Au siège du consortium européen Nabucco à Vienne, le porte-parole Christian Dolezal tente de garder son flegme. Bruxelles et Washington placent beaucoup d’espoir dans ce projet de gazoduc devant relier la mer Caspienne à l’Europe afin de réduire la dépendance face au gaz russe. Or le mardi ces capitales ont fait contre mauvaise fortune bon cœur, alors qu’avaient lieu en Allemagne les cérémonies pour l’inauguration de Nord Stream, le gazoduc maritime russe qui traverse la Baltique en évitant soigneusement la Pologne.
Optimisme à Vienne
Les communicateurs de Moscou ont bien fait les choses en présentant le projet comme une alternative fiable aux pipelines qui transitent par les anciens satellites de l’URSS, des territoires devenus plus capricieux en termes d’hospitalité depuis la chute du mur de Berlin.
Les agences de presse ont été jusqu’à relayer les doutes d’experts en questions énergétiques qui jugent mort-né le projet concurrent Nabucco qui contourne l’imprévisible Ukraine. Des prévisions infondées pour Christian Dolezal: «Le creusement de Nabucco est sur le point de débuter. Nous n’attendons que le feu vert du consortium Shah Deniz, le gisement de gaz offshore en Azerbaïdjan».
Obstacles politiques
Le scepticisme de ces experts n’est pourtant pas sans fondement. Lancé en 2004 avec le soutien de la Banque européenne pour la reconstruction et le développement (BERD), la Banque européenne d’investissement (BEI) et l’IFC, une entité de la Banque mondiale, le projet Nabucco s’étendra sur 4000 kilomètres. Mais il a longtemps souffert d’un manque de dynamisme dû aux obstacles politiques dressés sur sa route.
Parrainé notamment par une poignée de nations d’Europe centrale et orientale qui ne gardent pas le meilleur souvenir des hivers crus passés à grelotter lors de la guerre du gaz entre la Russie et l’Ukraine, Nabucco a pâti des susceptibilités de partenaires incontournables comme la Turquie. Le vote français sur le génocide arménien avait notablement refroidi les ardeurs d’Ankara.
Mais surtout Nabucco n’a pas manqué de glisser sur les peaux de banane habilement lancées par Moscou. Le gaz est pour la Russie la source première de ses devises. Traditionnellement elle livre depuis des décennies à l’Europe la matière première, à la satisfaction de sa clientèle, notamment la Suisse qui reçoit 20% de son gaz et abrite la société qui gère North Stream, à Zoug.

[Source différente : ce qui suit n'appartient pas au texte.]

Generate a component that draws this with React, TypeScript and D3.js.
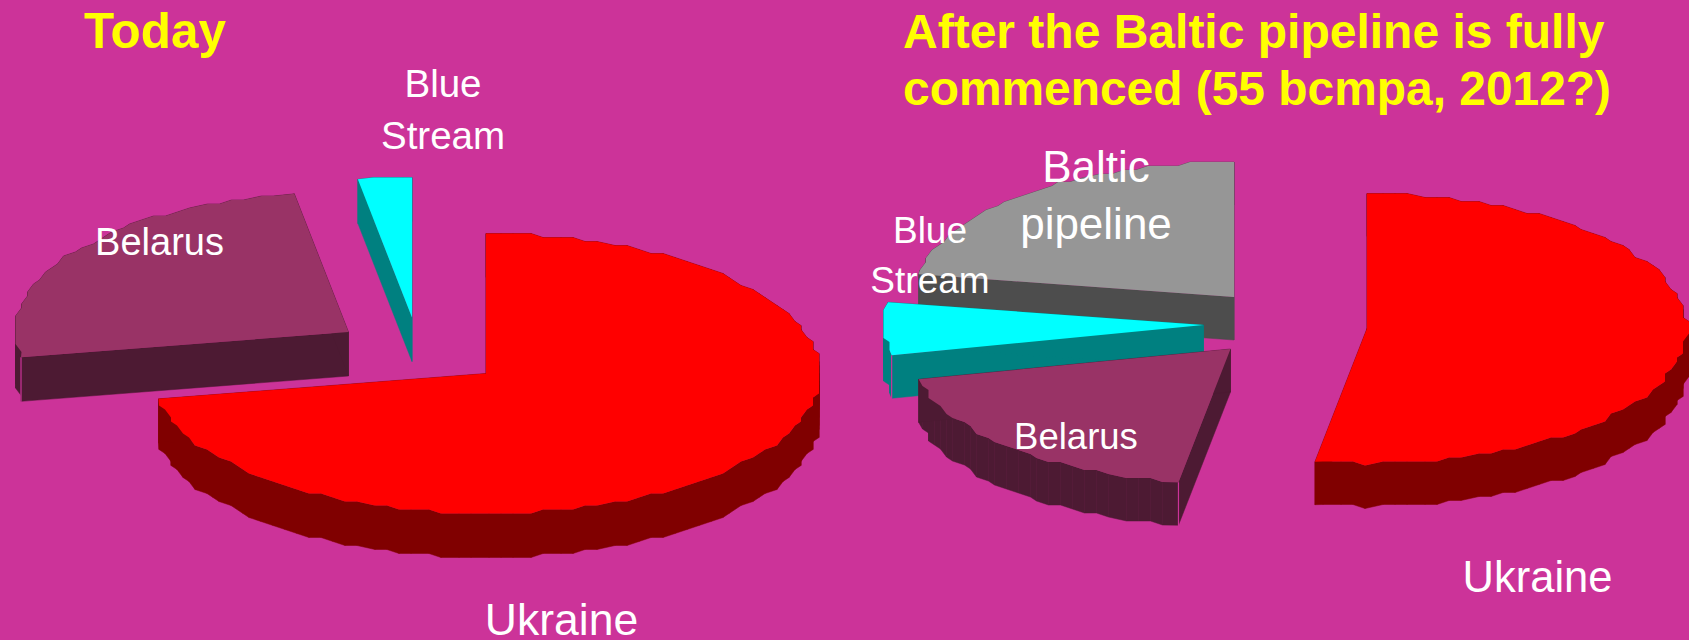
import React from "react";
import * as d3 from "d3";

// Shares of gas transit (percent)
const todayNames = ["Ukraine", "Belarus", "Blue Stream"];
const todayValues = [72.1, 25.3, 2.6];
const afterNames = ["Ukraine", "Belarus", "Blue Stream", "Baltic pipeline"];
const afterValues = [52.6, 18.8, 6.3, 22.3];

const BG = "#cc3399";
const topColors: Record<string, string> = {
  Ukraine: "#ff0000",
  Belarus: "#993366",
  "Blue Stream": "#00ffff",
  "Baltic pipeline": "#969696",
};
const wallColors: Record<string, string> = {
  Ukraine: "#800000",
  Belarus: "#4d1a33",
  "Blue Stream": "#008080",
  "Baltic pipeline": "#4d4d4d",
};

type Pt = [number, number];
const STEP = (2.5 * Math.PI) / 180;
const SNAP_X = 6;
const SNAP_Y = 4;

const line = d3.line<Pt>();

function slicePoints(cx: number, cy: number, rx: number, ry: number, a0: number, a1: number): Pt[] {
  const xs = d3.scaleLinear().domain([-1, 1]).range([cx - rx, cx + rx]);
  const ys = d3.scaleLinear().domain([-1, 1]).range([cy - ry, cy + ry]);
  const at = (a: number): Pt => [xs(Math.sin(a)), ys(-Math.cos(a))];
  const left = cx - rx;
  const top = cy - ry;
  const arc: Pt[] = [at(a0)];
  for (const a of d3.range(a0 + STEP, a1 - STEP / 2, STEP)) {
    const [x, y] = at(a);
    arc.push([left + Math.round((x - left) / SNAP_X) * SNAP_X, top + Math.round((y - top) / SNAP_Y) * SNAP_Y]);
  }
  arc.push(at(a1));
  return arc;
}

function Pie3D({
  names,
  values,
  rx,
  ry,
  depth,
  centers,
  order,
  seams,
}: {
  names: string[];
  values: number[];
  rx: number;
  ry: number;
  depth: number;
  centers: Record<string, Pt>;
  order: string[];
  seams: string[];
}) {
  const arcs = d3
    .pie<number>()
    .sort(null)
    .startAngle(0)
    .endAngle(2 * Math.PI)(values);
  const byName = new Map(names.map((n, i) => [n, arcs[i]]));
  return (
    <g>
      {order.map((name) => {
        const a = byName.get(name)!;
        const [cx, cy] = centers[name];
        const arc = slicePoints(cx, cy, rx, ry, a.startAngle, a.endAngle);
        const poly: Pt[] = [[cx, cy], ...arc];
        const corner = arc[0];
        return (
          <g key={name}>
            {poly.map((p, i) => {
              const q = poly[(i + 1) % poly.length];
              const quad: Pt[] = [p, q, [q[0], q[1] + depth], [p[0], p[1] + depth]];
              return <path key={i} d={line(quad)! + "Z"} fill={wallColors[name]} stroke={wallColors[name]} strokeWidth={0.5} />;
            })}
            {seams.includes(name) && (
              <line
                x1={corner[0]}
                x2={corner[0]}
                y1={corner[1]}
                y2={corner[1] + depth + 1}
                stroke={BG}
                strokeWidth={1.2}
              />
            )}
            <path d={line(poly)! + "Z"} fill={topColors[name]} />
          </g>
        );
      })}
    </g>
  );
}

const labelFont = "'Liberation Sans', Arial, sans-serif";

function Label({ x, y, size, lines, gap }: { x: number; y: number; size: number; lines: string[]; gap?: number }) {
  return (
    <>
      {lines.map((t, i) => (
        <text key={t} x={x} y={y + i * (gap ?? 0)} fontSize={size} fill="#ffffff" textAnchor="middle" fontFamily={labelFont}>
          {t}
        </text>
      ))}
    </>
  );
}

export default function App() {
  return (
    <svg
      width={1689}
      height={640}
      viewBox="0 0 1689 640"
      style={{ position: "fixed", left: 0, top: 0, display: "block" }}
    >
      <rect width={1689} height={640} fill={BG} />

      <Pie3D
        names={todayNames}
        values={todayValues}
        rx={333}
        ry={140}
        depth={44}
        centers={{ Ukraine: [486, 373.5], Belarus: [348.5, 332], "Blue Stream": [412, 317.5] }}
        order={["Belarus", "Blue Stream", "Ukraine"]}
        seams={["Belarus"]}
      />
      <Pie3D
        names={afterNames}
        values={afterValues}
        rx={320}
        ry={135}
        depth={43}
        centers={{
          Ukraine: [1367, 328.5],
          Belarus: [1230.5, 349],
          "Blue Stream": [1203.5, 325],
          "Baltic pipeline": [1234, 297],
        }}
        order={["Baltic pipeline", "Blue Stream", "Belarus", "Ukraine"]}
        seams={["Belarus", "Blue Stream"]}
      />

      <text x={84} y={48} fontSize={49.5} fontWeight="bold" fill="#ffff00" fontFamily={labelFont}>
        Today
      </text>
      <text x={903} y={48} fontSize={48} fontWeight="bold" fill="#ffff00" fontFamily={labelFont}>
        After the Baltic pipeline is fully
      </text>
      <text x={903} y={105} fontSize={47.9} fontWeight="bold" fill="#ffff00" fontFamily={labelFont}>
        commenced (55 bcmpa, 2012?)
      </text>

      <Label x={443} y={97} size={38.5} lines={["Blue", "Stream"]} gap={52} />
      <Label x={159.5} y={255} size={38} lines={["Belarus"]} />
      <Label x={561.5} y={635} size={44.5} lines={["Ukraine"]} />
      <Label x={1096} y={181.5} size={44} lines={["Baltic", "pipeline"]} gap={57.5} />
      <Label x={930} y={243} size={37} lines={["Blue", "Stream"]} gap={50} />
      <Label x={1076} y={449} size={36.5} lines={["Belarus"]} />
      <Label x={1537.5} y={592} size={43.5} lines={["Ukraine"]} />
    </svg>
  );
}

Pas question de perdre ce monopole. Afin de contrer Nabucco à l’est, Gazprom, le conglomérat gazier russe, s’est allié à la régie italienne ENI pour lancer un autre projet, baptisé South Stream. Contournant lui aussi l’Ukraine, il part des bords de la mer Noire pour aboutir en Serbie avant de remonter vers la Hongrie. Mais le projet est encore dans les limbes.
Guerre de propagande
Difficile, face à la guerre de propagande que se livrent les promoteurs gaziers, d’entrevoir qui sortira finalement gagnant du bras de fer entre Nabucco et South Steam. Une chose est sûre: la confiance semble de retour chez les Européens après la signature, en juin dernier, d’un contrat bilatéral impliquant cinq pays de transit, la Turquie, la Bulgarie, la Roumanie, la Hongrie et l’Autriche («La Liberté» du 15 octobre 2011).
Désormais la voie est libre pour la mise en place des infrastructures. Après avoir hésité longtemps entre les gaz kurde irakien et turkmène, les responsables de Nabucco semblent avoir fait leur choix. Avec l’aide de trois «majors» du pétrole, BP, Total et le Norvégien Statoil c’est dans les eaux de la Caspienne, à 70 kilomètres de la capitale de l’Azerbaïdjan, Bakou, que commenceront les pompages. Pour autant que la Socar, la compagnie des hydrocarbures d’Azerbaïdjan, accepte d’être de la partie, ce qui n’est pas gagné d’avance compte tenu des pressions du voisin russe.
Si tout va bien, la construction de Nabucco devrait démarrer en 2013 et s’achever en 2017. L’espoir à Bruxelles est d’autant plus de mise que la donne énergétique a subi un chamboulement depuis l’accident de Fukushima. Pour remplacer le nucléaire, le gaz est une alternative qui connaît un regain de faveur.
Dès lors les partisans de Nabucco ne voient pas pourquoi l’équation devrait se limiter au choix entre deux projets. Alors que la consommation est appelée encore à augmenter, Bruxelles soutient qu’il y aurait de la place pour trois voire quatre gazoducs de plus en Europe.